Elke ochtend doorloop ik gelijkaardig, op automatische piloot. Ik zwier m’n benen over de bedrand, vraag m’n lief of hij ook zin heeft in een tas koffie, slef naar de badkamer en ga daar de eerste confrontatie van de dag aan: de weegschaal. De eerste keer dat ik bewust begon met diëten was ik een jaar of veertien. Ik hoor het een tante nog zo zeggen: “Begin er niet aan, want eens je begint, is het voor de rest van je leven.” Ik heb braaf ja geknikt en typisch tiener nee gedacht. Dat het hààr niet lukte betekent nog niet dat het voor mij ook zo zou lopen. Ik ben uniek. Ik heb karakter. En sindsdien zit ik samen met zovele andere vrouwen en mannen op de dieet-roetsjbaan, daarin gesteund en gestraft door de weegschaal, die onvermijdelijke metgezel.
Soms kan ik niet wachten om erop te springen: dan heb ik al een paar dagen “toch goed mijn best gedaan” en zie ik dag na dag dat cijfertje slinken. En als dat zo is, dan moedigt dat direct aan om die dag nòg beter te doen. Nog meer bewegen, nog minder snoepen, alleen maar gezond koken. Soms blijkt de weegschaal een verrader. Hoe kan die een stijging meten als ik amper gegeten heb gisteren? Ik heb wel lang naar de pralines in de etalages gekeken... Airborne calories, ze bestaan. En soms – helaas – weet ik dat me een felle afstraffing wacht. Jaja, dat restaurantje gisteren was heel gezellig. Maar had dat dessert echt gemoeten? Voorzichtig schuifel ik mijn rechtervoet op de plaat. Als door een wesp gestoken begint de weegschaal aan zijn onderzoek. Op de display ratelen de getallen voorbij. Over de honderd, onder de vijftig. Zolang ik mijn linkervoet er niet bijzet, kan het nog alle kanten uit. Het echte zit er ergens tussenin. Voorzichtig zet ik mijn linkervoet mee op de plaat. Ik wiebel, zoek de ideale verdeling op m’n benen. Misschien, als ik een beetje meer op m’n linkerheup steun, dat de weegschaal dan niet doorheeft… De cijfers vertragen, springen nog een beetje over een weer, het gaat nu enkel nog om de cijfers na de komma. Ik glimlach breed als ze dalen, protesteer en probeer de weegschaal met handgebaren te temperen als ze stijgen… Dan is het afgelopen. Het verdict knippert driemaal op het scherm. In mijn hoofd gieren sirenes en rode zwaailichten. Teleurgesteld ga ik koffiezetten en kijk met een mengeling van verwijt en spijt naar het pakje speculaas.

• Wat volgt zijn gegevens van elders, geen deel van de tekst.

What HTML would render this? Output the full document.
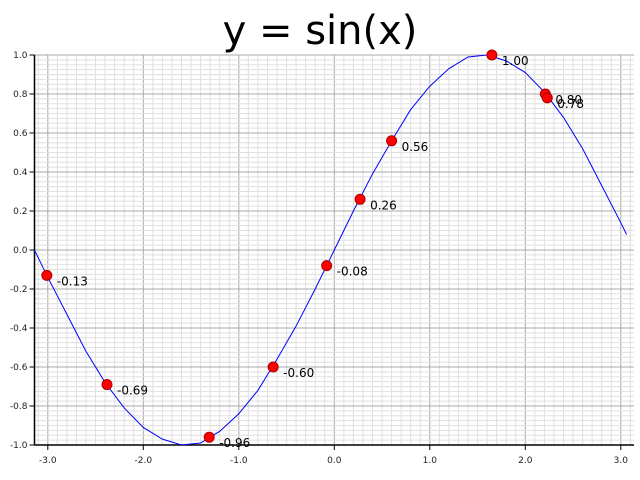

Deze ochtend was anders. Er staat geen weegschaal meer. Die is gisteren in honderdduizend stukjes uiteengespat toen ik het – per ongeluk, echt waar – liet vallen tijdens het kuisen. Dag weegschaal. Vanmorgen start ik zonder veroordeling, vrij van schuld. Geen bestraffing voor die pizza gisteravond. Een gewicht valt van mijn schouders. Tevreden doop ik een speculaasje in mijn koffie.